Creo que, en general, todos manejamos un sentido de equidad. De esta manera, si queremos algo material, sabemos que debemos pagar por ello un precio y que, si no lo hacemos, tomarlo por la fuerza puede tener consecuencias nefastas.
Ese sentido de equidad o balance persiste en casos que no tienen que ver con cosas materiales. Si alguien se dirige a nosotros de buena manera, seguramente le responderemos de igual forma, si alguien nos hace un favor, en cierto sentido nos sentiremos en deuda y, si se presenta la posibilidad de retribuirlo en algún momento, sin duda lo haremos.
En sentido similar, hay situaciones que se presentan parecidas, pero que en esencia son muy distintas. Hay ocasiones en que alguien nos pide algo que, interiormente, sentimos que no corresponde, o que esa persona puede bien hacerlo por sí mismo, o que si no puede hacerlo es porque no está dispuesto a arbitrar los medios necesarios, ni hacer el esfuerzo suficiente y recurre a nosotros para que le facilitemos la cuestión.
Es entonces que nos vemos en una encrucijada: por un lado surge cierta contrariedad ante un pedido que nos vemos impedidos de rechazar, pero por otro vemos lo injusto de asumir un compromiso que no deberíamos.

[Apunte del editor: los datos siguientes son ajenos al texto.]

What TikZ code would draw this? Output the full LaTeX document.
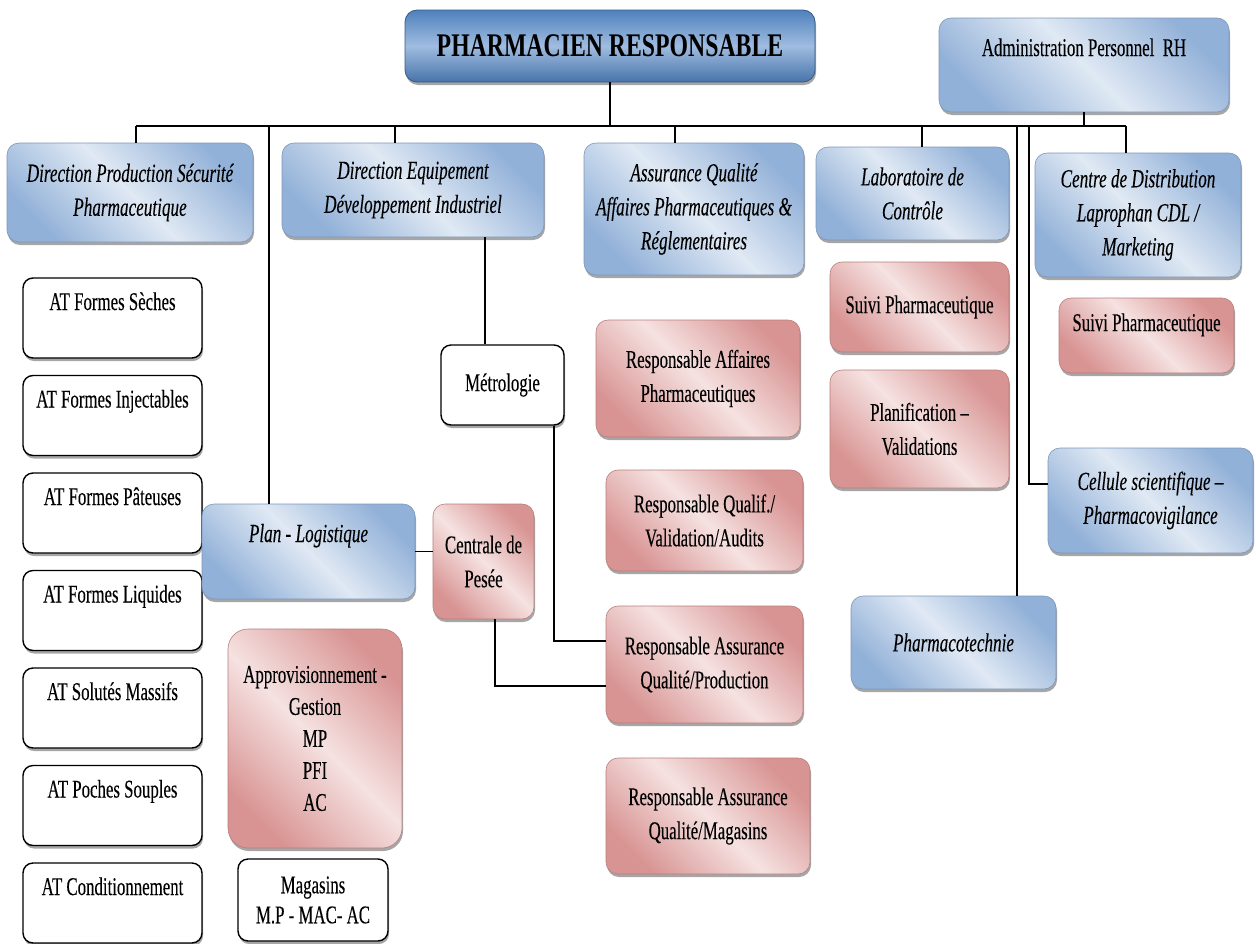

Si aceptamos, nos queda el sabor amargo de hacerlo contra nuestra voluntad y nos quedamos con la sensación de disconformidad, pero si rechazamos hacer el favor, nos queda una molesta culpa aunque tratemos de convencernos a nosotros mismos que hicimos lo correcto.
¿Preferimos hacer lo que podría tranquilamente hacer el otro, o juntamos coraje y con educación declinamos la responsabilidad que nos quieren endilgar abusivamente?
En el primer caso, quedaremos bien y seremos las personas con las que queda claro que se puede contar en cualquier circunstancia, aunque por dentro nuestro malestar sea evidente solo para nosotros. En el segundo caso, posiblemente quedaremos, cuanto menos, antipáticos o mala onda, o lo que sea que se le ocurra al irresponsable que pretende que otro se haga cargo de lo suyo, pero estaremos en paz con nosotros mismos.
Si alguien nos pide un favor que consideramos abusivo porque no hay razón valedera que justifique el pedido, será porque anteriormente lo hemos aceptado o damos la imagen de que cumpliremos el cometido. Seremos entonces nosotros, de ahora en más, los que decidamos el costo a afrontar: quedar bien a disgusto, abriendo el panorama a iguales situaciones futuras, o negarnos tranquilamente cerrando tal posibilidad, pero conformes de actuar de acuerdo a lo que nos parece justo.
Aunque no lo pensemos directamente, quizás se jueguen miedos ocultos (que “no nos quieran más”, que cambien el trato hacia nosotros, no poder contar con los demás cuando los necesitemos, quedar solos, etc.), será cuestión de decidir qué estamos dispuestos a perder y qué a ganar. Incluso imaginando el peor escenario, creo que la paz que da ser coherente con uno mismo es, por lejos, la mayor ganancia. Y vos, ¿qué precio estás dispuesto a pagar?